Il Cairo ci ripensa e si riavvicina a Washington. L’autarchia egiziana dopo piazza Tahrir – dove in queste ore si sono verificati nuovi scontri tra polizia e manifestanti contro la costituzione che pare proteggere la suprema corte militare che controlla il Paese – è durata nove mesi, così come il ricordo delle pesanti riforme strutturali deliberate dall’ex leader Hosni Mubarak assieme al Fondo monetario internazionale nel 1991. Liberalizzazioni “forzate” che, stando ai critici del “Washington consensus”, hanno avuto l’effetto collaterale di aumentare la spesa pubblica nell’ambito degli accordi con gli Usa per la fornitura di armamenti. Fino a ieri il timore del colonialismo a stelle e strisce era il principale motivo dietro al rifiuto di nuovi aiuti da parte dei fautori del rovesciamento del lungo regime di Mubarak, che hanno rispedito al mittente, lo scorso giugno, l’offerta del Fmi più per motivi di legittimità politica del nuovo governo che per questioni di autonomia finanziaria, secondo la ricostruzione del Wall Street Journal.
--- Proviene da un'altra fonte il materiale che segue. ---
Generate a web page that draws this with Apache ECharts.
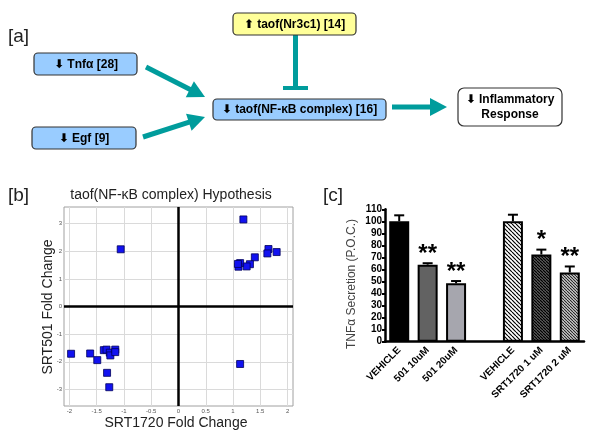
<!DOCTYPE html>
<html><head><meta charset="utf-8">
<script src="https://cdn.jsdelivr.net/npm/echarts@6/dist/echarts.min.js"></script>
<style>html,body{margin:0;padding:0;background:#fff}#c{width:600px;height:440px}</style>
</head><body><div id="c"></div>
<script>
// ---- Panel [b] data ----
const scatterX = [1.19, 1.65, 1.63, 1.80, 1.40, 1.31, 1.25, 1.13, 1.10, 1.09,
                  -1.06, 1.13,
                  -1.97, -1.62, -1.49, -1.37, -1.32, -1.26, -1.25, -1.16, -1.16, -1.31, -1.27];
const scatterY = [3.15, 2.08, 1.92, 1.97, 1.78, 1.53, 1.45, 1.57, 1.44, 1.54,
                  2.07, -2.08,
                  -1.71, -1.70, -1.94, -1.58, -1.56, -1.67, -1.77, -1.56, -1.65, -2.40, -2.92];
const xTicks = [-2, -1.5, -1, -0.5, 0, 0.5, 1, 1.5, 2];
const xTickLabels = ['-2', '-1.5', '-1', '-0.5', '0', '0.5', '1', '1.5', '2'];
const yTicks = [3, 2, 1, 0, -1, -2, -3];
const yTickLabels = ['3', '2', '1', '0', '-1', '-2', '-3'];

// ---- Panel [c] data ----
const barCategories = ['VEHICLE', '501 10uM', '501 20uM', '', 'VEHICLE', 'SRT1720 1 uM', 'SRT1720 2 uM'];
const barValues = [100, 64, 48.5, null, 100, 72.5, 57.5];
const barErrors = [5, 1.2, 1.9, null, 5.5, 4, 5];
const barSig = ['', '**', '**', '', '', '*', '**'];

const FONT = 'Liberation Sans, Arial, DejaVu Sans, sans-serif';
const TEAL = '#009c9c';

function hatch(bg, fg, size, lw) {
  const c = document.createElement('canvas');
  c.width = size; c.height = size;
  const g = c.getContext('2d');
  g.fillStyle = bg; g.fillRect(0, 0, size, size);
  g.strokeStyle = fg; g.lineWidth = lw;
  for (let k = -1; k <= 1; k++) {
    g.beginPath(); g.moveTo(k * size, 0); g.lineTo(k * size + size, size); g.stroke();
  }
  return c;
}
const barFills = [
  '#000000', '#626262', '#a6a6ae', '#ffffff',
  { image: hatch('#ffffff', '#000000', 4, 1.2), repeat: 'repeat' },
  { image: hatch('#707070', '#000000', 3, 1.3), repeat: 'repeat' },
  { image: hatch('#dcdcdc', '#222222', 3, 1.1), repeat: 'repeat' }
];

function txt(x, y, s, opts) {
  opts = opts || {};
  return {
    type: 'text', x: x, y: y, rotation: opts.rot || 0, z: 20,
    style: {
      text: s, fill: opts.color || '#000',
      font: (opts.weight || 'normal') + ' ' + (opts.size || 12) + 'px ' + FONT,
      textAlign: opts.align || 'center', align: opts.align || 'center',
      textVerticalAlign: 'middle', verticalAlign: 'middle',
      lineHeight: opts.lh || undefined
    }
  };
}
function box(x, y, w, h, fill, r) {
  return { type: 'rect', shape: { x: x, y: y, width: w, height: h, r: r || 4 }, z: 10,
           style: { fill: fill, stroke: '#333', lineWidth: 1.2 } };
}
function arrow(x1, y1, x2, y2) {
  const dx = x2 - x1, dy = y2 - y1, len = Math.hypot(dx, dy);
  const ux = dx / len, uy = dy / len, px = -uy, py = ux;
  const L = 17, W = 9;
  const bx = x2 - ux * L, by = y2 - uy * L;
  return [
    { type: 'line', z: 5, shape: { x1: x1, y1: y1, x2: bx + ux * 2, y2: by + uy * 2 }, style: { stroke: TEAL, lineWidth: 5 } },
    { type: 'polygon', z: 5, shape: { points: [[x2, y2], [bx + px * W, by + py * W], [bx - px * W, by - py * W]] }, style: { fill: TEAL } }
  ];
}

const graphics = [].concat(
  [txt(8, 37, '[a]', { size: 19, align: 'left', color: '#222' }),
   txt(8, 196, '[b]', { size: 19, align: 'left', color: '#222' }),
   txt(323, 196, '[c]', { size: 19, align: 'left', color: '#222' })],
  arrow(146, 67, 205, 97),
  arrow(143, 137, 205, 117),
  arrow(392, 107, 447, 107),
  [{ type: 'line', z: 5, shape: { x1: 295.5, y1: 35, x2: 295.5, y2: 88 }, style: { stroke: TEAL, lineWidth: 5 } },
   { type: 'line', z: 5, shape: { x1: 283, y1: 88, x2: 308, y2: 88 }, style: { stroke: TEAL, lineWidth: 4 } },
   box(34, 53, 103, 22, '#99ccff'), txt(86, 64.5, '⬇ Tnfα [28]', { weight: 'bold', size: 12 }),
   box(32, 127, 104, 22, '#99ccff'), txt(84, 138.5, '⬇ Egf [9]', { weight: 'bold', size: 12 }),
   box(233, 13, 123, 22, '#ffff99'), txt(294.5, 24.5, '⬆ taof(Nr3c1) [14]', { weight: 'bold', size: 12 }),
   box(213, 99, 173, 21, '#99ccff'), txt(299.5, 110, '⬇ taof(NF-κB complex) [16]', { weight: 'bold', size: 12 }),
   box(458, 88, 104, 38, '#ffffff', 6), txt(510, 107.5, '⬇ Inflammatory\nResponse', { weight: 'bold', size: 12, lh: 15 }),
   txt(171, 195, 'taof(NF-κB complex) Hypothesis', { size: 14, color: '#222' }),
   txt(48, 307, 'SRT501 Fold Change', { size: 14, color: '#222', rot: Math.PI / 2 }),
   txt(176, 423, 'SRT1720 Fold Change', { size: 14, color: '#222' }),
   txt(352, 284, 'TNFα Secretion (P.O.C.)', { size: 12, color: '#444', rot: Math.PI / 2 })]
);

const chart = echarts.init(document.getElementById('c'), null, { renderer: 'canvas' });
chart.setOption({
  animation: false,
  backgroundColor: '#fff',
  textStyle: { fontFamily: FONT },
  graphic: { elements: graphics },
  grid: [
    { left: 64, top: 207, width: 229, height: 199, show: true, borderColor: '#a0a0a0', borderWidth: 1, backgroundColor: '#fff' },
    { left: 385, top: 209.3, width: 199, height: 132.4 }
  ],
  xAxis: [
    { type: 'value', gridIndex: 0, min: -2.1, max: 2.1, axisLine: { show: false }, axisTick: { show: false }, axisLabel: { show: false }, splitLine: { show: false } },
    { type: 'category', gridIndex: 1, data: barCategories,
      axisLine: { lineStyle: { color: '#000', width: 2.5 } },
      axisTick: { alignWithLabel: true, length: 4, lineStyle: { color: '#000', width: 2 } },
      axisLabel: { rotate: 45, interval: 0, fontWeight: 'bold', fontSize: 10, color: '#000', margin: 7 } }
  ],
  yAxis: [
    { type: 'value', gridIndex: 0, min: -3.6, max: 3.6, axisLine: { show: false }, axisTick: { show: false }, axisLabel: { show: false }, splitLine: { show: false } },
    { type: 'value', gridIndex: 1, min: 0, max: 110, interval: 10,
      axisLine: { show: true, lineStyle: { color: '#000', width: 2.5 } },
      axisTick: { show: true, length: 3, lineStyle: { color: '#000', width: 2 } },
      axisLabel: { fontWeight: 'bold', fontSize: 10, color: '#000', margin: 3 },
      splitLine: { show: false } }
  ],
  series: [
    { type: 'line', xAxisIndex: 0, yAxisIndex: 0, data: [], z: 1,
      markLine: { silent: true, symbol: ['none', 'none'], animation: false,
        lineStyle: { color: '#dadada', width: 1, type: 'solid' },
        label: { show: true, position: 'start', fontSize: 6, color: '#555', distance: 2 },
        data: xTicks.map((v, i) => ({ xAxis: v, label: { formatter: xTickLabels[i] } }))
          .concat(yTicks.map((v, i) => ({ yAxis: v, label: { formatter: yTickLabels[i] } }))) } },
    { type: 'line', xAxisIndex: 0, yAxisIndex: 0, data: [], z: 2,
      markLine: { silent: true, symbol: ['none', 'none'], animation: false,
        lineStyle: { color: '#000', width: 2.5, type: 'solid' },
        label: { show: false },
        data: [{ xAxis: 0 }, { yAxis: 0 }] } },
    { type: 'scatter', xAxisIndex: 0, yAxisIndex: 0, z: 5, symbol: 'rect', symbolSize: 7,
      itemStyle: { color: '#1212f0', borderColor: '#00005a', borderWidth: 0.8, opacity: 1 },
      data: scatterX.map((x, i) => [x, scatterY[i]]) },
    { type: 'bar', xAxisIndex: 1, yAxisIndex: 1, barWidth: 20, z: 3,
      data: barValues.map((v, i) => v == null ? '-' : { value: v, itemStyle: { color: barFills[i], borderColor: '#000', borderWidth: 2 } }) },
    { type: 'custom', xAxisIndex: 1, yAxisIndex: 1, z: 4,
      encode: { x: 0, y: 1 },
      data: barValues.map((v, i) => v == null ? null : [i, v, barErrors[i]]).filter(d => d),
      renderItem: function (params, api) {
        const i = api.value(0), v = api.value(1), e = api.value(2);
        const base = api.coord([i, v]), top = api.coord([i, v + e]);
        const ch = [
          { type: 'line', shape: { x1: base[0], y1: base[1], x2: top[0], y2: top[1] }, style: { stroke: '#000', lineWidth: 2 } },
          { type: 'line', shape: { x1: top[0] - 5, y1: top[1], x2: top[0] + 5, y2: top[1] }, style: { stroke: '#000', lineWidth: 2 } }
        ];
        const s = barSig[i];
        if (s) ch.push({ type: 'text', x: top[0], y: top[1] - 9,
          style: { text: s, fill: '#000', font: 'bold 24px ' + FONT, textAlign: 'center', align: 'center', textVerticalAlign: 'middle', verticalAlign: 'middle' } });
        return { type: 'group', children: ch };
      } }
  ]
});
</script></body></html>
Questo fino a ieri, quando Hazem al Beblawi, ministro delle Finanze, ha annunciato che «in linea di principio» il Consiglio dei ministri ha approvato il prestito da 3 miliardi di dollari (2,2 miliardi di euro) erogato dall’istituzione guidata da Christine Lagarde «entro una quindicina di giorni». «Ritengo che i prestiti da istituzioni straniere, in questa fase, ci possano essere d’aiuto», ha poi aggiunto al Beblawi. Le stesse conclusioni a cui sono giunti gli ispettori del Fmi al ritorno dalla loro missione nel Paese, il 3 novembre scorso.
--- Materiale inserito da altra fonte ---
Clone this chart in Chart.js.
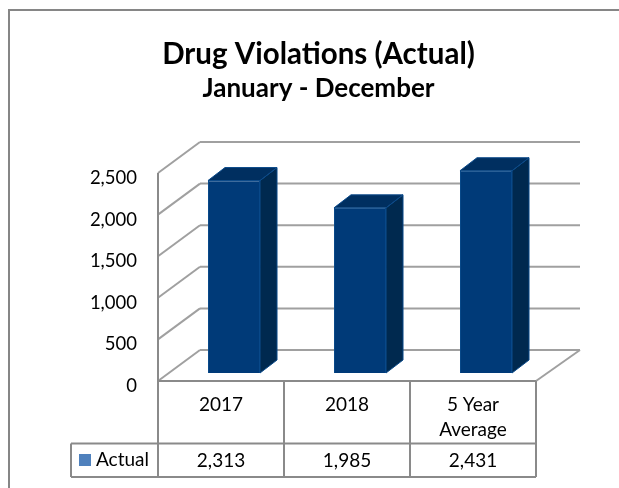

La realpolitik del Cairo nasce in primis da esigenze di liquidità: dall’onda rivoluzionaria che ha destituito Mubarak a oggi le riserve del Paese in valuta estera sono diminuite del 30%, mentre i tassi d’interesse dei titoli di debito con scadenza a un anno ha toccato il 14 per cento, livello che, senza i pesanti acquisti della banca centrale egiziana sarebbe schizzato ancora più in alto. Secondo i dati di Bloomberg, gli istituti di credito locali nei primi 8 mesi del 2011 hanno incrementato i propri acquisti di bond del 36% a quota 209,3 miliardi di sterline egiziane (26 miliardi di euro circa), mentre stando ai numeri forniti dalla banca centrale del Cairo i titoli detenuti dagli investitori internazionali sono passati da 57,8 miliardi di sterline egiziane a dicembre 2010 agli attuali 17,1 miliardi (2 miliardi di euro circa).
Se per Il Cairo l’apertura verso Washington è una necessità, per gli Usa è un’opportunità per mantenere l’influenza sul quadrante mediorientale dopo i negoziati annunciati a fine settembre da al Beblawi con Emirati arabi, Arabia Saudita e Qatar per una linea di credito da 5 miliardi di dollari (3,6 miliardi di euro). Una sorta di cordone di sicurezza finanziario a trazione americana assieme agli alleati sauditi, in passato tra i principali finanziatori dei Fratelli Musulmani, scesi ieri e oggi in piazza Tahrir, e qatarini, che hanno invece allargato la loro influenza economica e militare sulla Libia.
Un mese prima dello sbarco degli ufficiali del Fmi al Cairo, come ha riferito la Reuters, alcuni diplomatici americani hanno incontrato i vertici del partito “Giustizia e libertà”, diretta emanazione dei Fratelli Musulmani, movimento che non era gradito a Mubarak. A distanza di dieci giorni dalle elezioni della prossima settimana, un appuntamento chiave non solo per il Paese, ma anche per Israele e Palestina, gli ex membri del partito nazionaldemocratico guidato da Mubarak sono stati di recente riammessi dalla Corte suprema egiziana alla competizione elettorale. Secondo l’Independent una vittoria dei Fratelli Musulmani potrebbe portare a un riavvicinamento tra Hamas, che non ha mai fatto mistero di ispirarsi a loro, e il partito di Al Fatah, guidato dall’attuale premier Abu Mazen, che proprio due giorni fa al Cairo ha incontrato Kaled Meshal, il numero uno di Hamas. Un esito che influirebbe non poco nei negoziati di pace con Israele dopo la liberazione di Gilad Shalit in cambio di 1.000 prigionieri palestinesi. La partita che si gioca da quasi un anno in piazza Tahrir, dunque, è piuttosto complicata, come dimostra il tempismo di al Beblawi, che non a caso ha spiegato che i soldi della comunità internazionale arriveranno nel giro di una quindicina di giorni, una volta chiarito l’esito delle urne.